EU-Kommissionspräsident Juncker gab am Sonntagsgipfel mediengerecht die Erklärung ab: «Ende gut – alles gut!» Das Ende ist aber noch lange nicht erreicht. Jetzt hat man erst die Unterschrift, nun braucht es noch die Genehmigung des EU-Parlaments, der 28 nationalen Parlamente und der 14 untergeordneten Regionalparlamente.
In diesem Widerstand verbanden sich Opposition gegen übermächtige Kräfte der Weltindustrie und kleinräumiger Protektionismus einer strukturschwachen Region. Wallonien hat einen dramatischen Niedergang seiner vormals blühenden Industrie hinter sich und ist zugleich von einer international leicht zu konkurrenzierenden Landwirtschaft abhängig. Auf der anderen Seite war die für einmal konforme Zustimmung der flämischen Region. Diese war nicht von Rücksichten auf die EU, sondern ebenfalls von Eigeninteressen bestimmt, kommen doch 90 Prozent der aus Belgien nach Kanada exportierten Güter aus deren Region.
Das «Timing» dieser Einigung war wirklich schlecht. Es führte zu den unerfreulichen Alternativen: Einhalten des Zeitplans um den Preis des Scheiterns der Einigung oder Erreichen einer Einigung um den Preis eines starken Überziehens des Zeitplans. Einleuchtend und richtig, dass die zweite Variante zum Zug kam, was in Anbetracht des grossen Vertrags, um den es ging, keine Rolle spielen sollte.
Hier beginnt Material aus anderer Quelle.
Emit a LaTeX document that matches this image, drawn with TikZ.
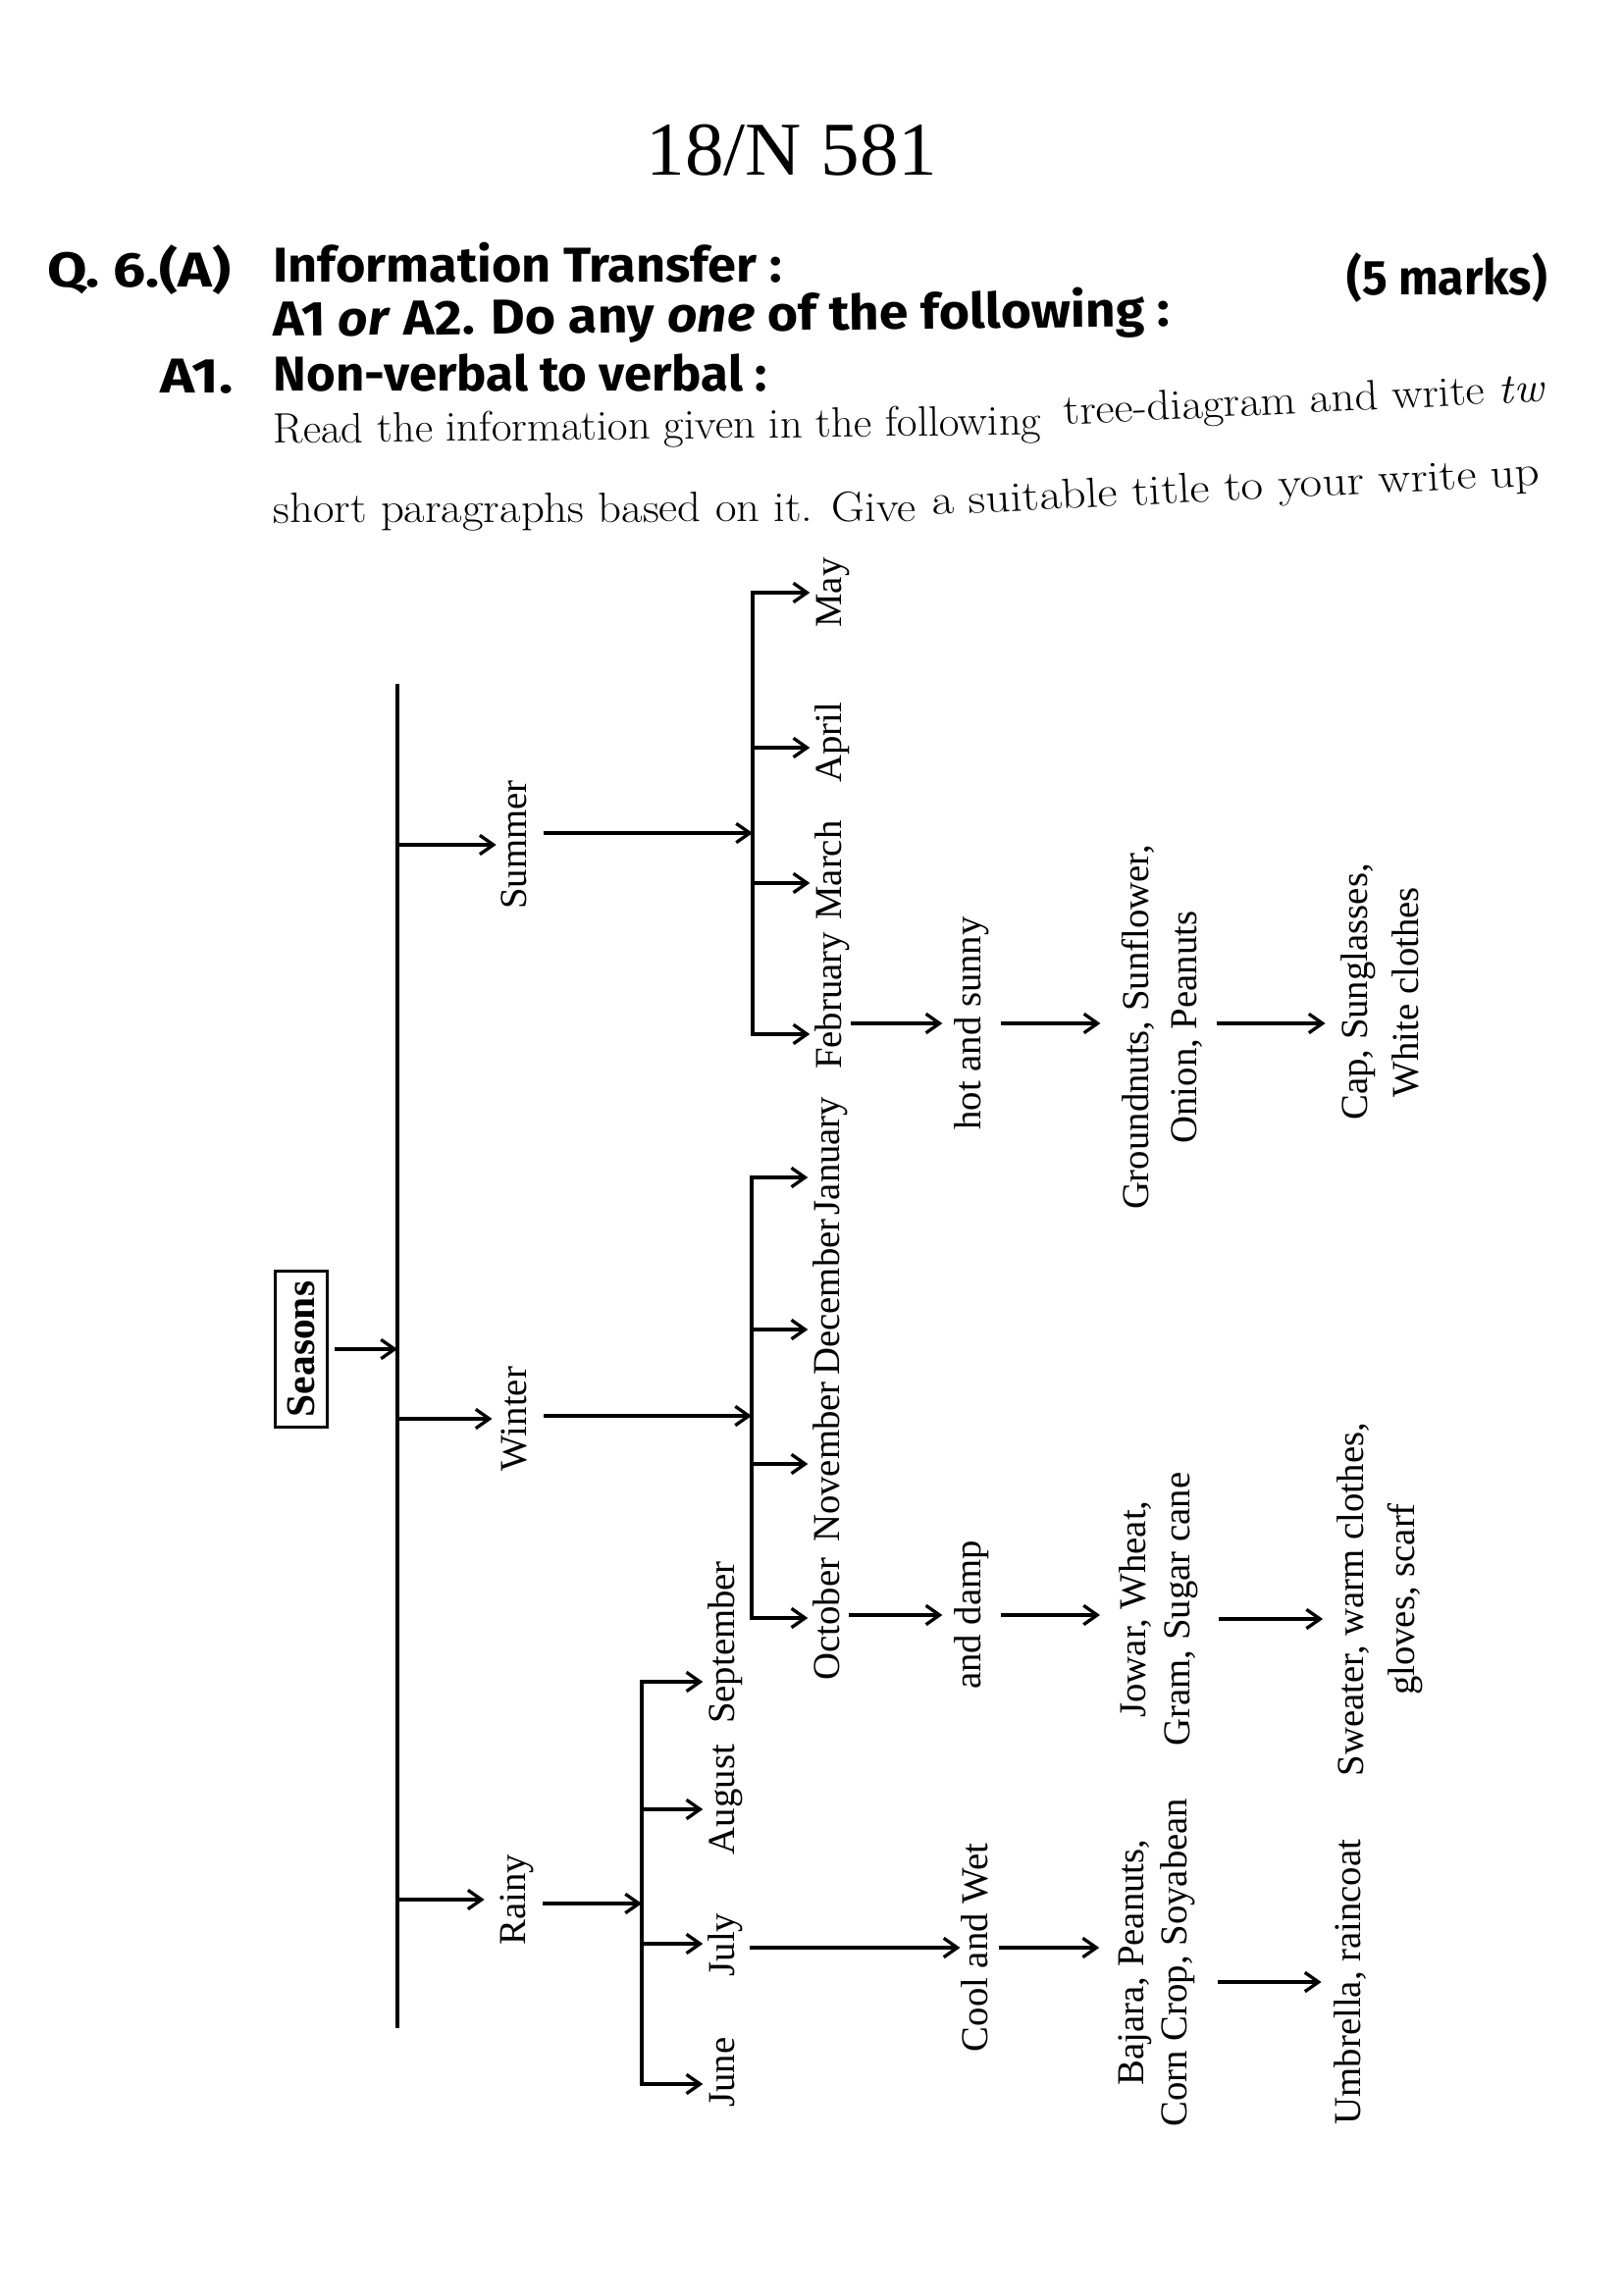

Aber das Verfahren verhalf denen, die ihr Blockadepotenzial rücksichtslos eingesetzt hatten, zu einem unguten symbolischen Triumph.
Am Ceta-Gipfel vom Sonntag erklärte der freundliche Kanadier Trudeau, in dieser Sache ein bisschen etwas darüber gelernt zu haben, wie die europäischen Demokratien funktionieren. Wir können uns fragen, was er wohl gelernt hat und was wir aus diesem Fall lernen können.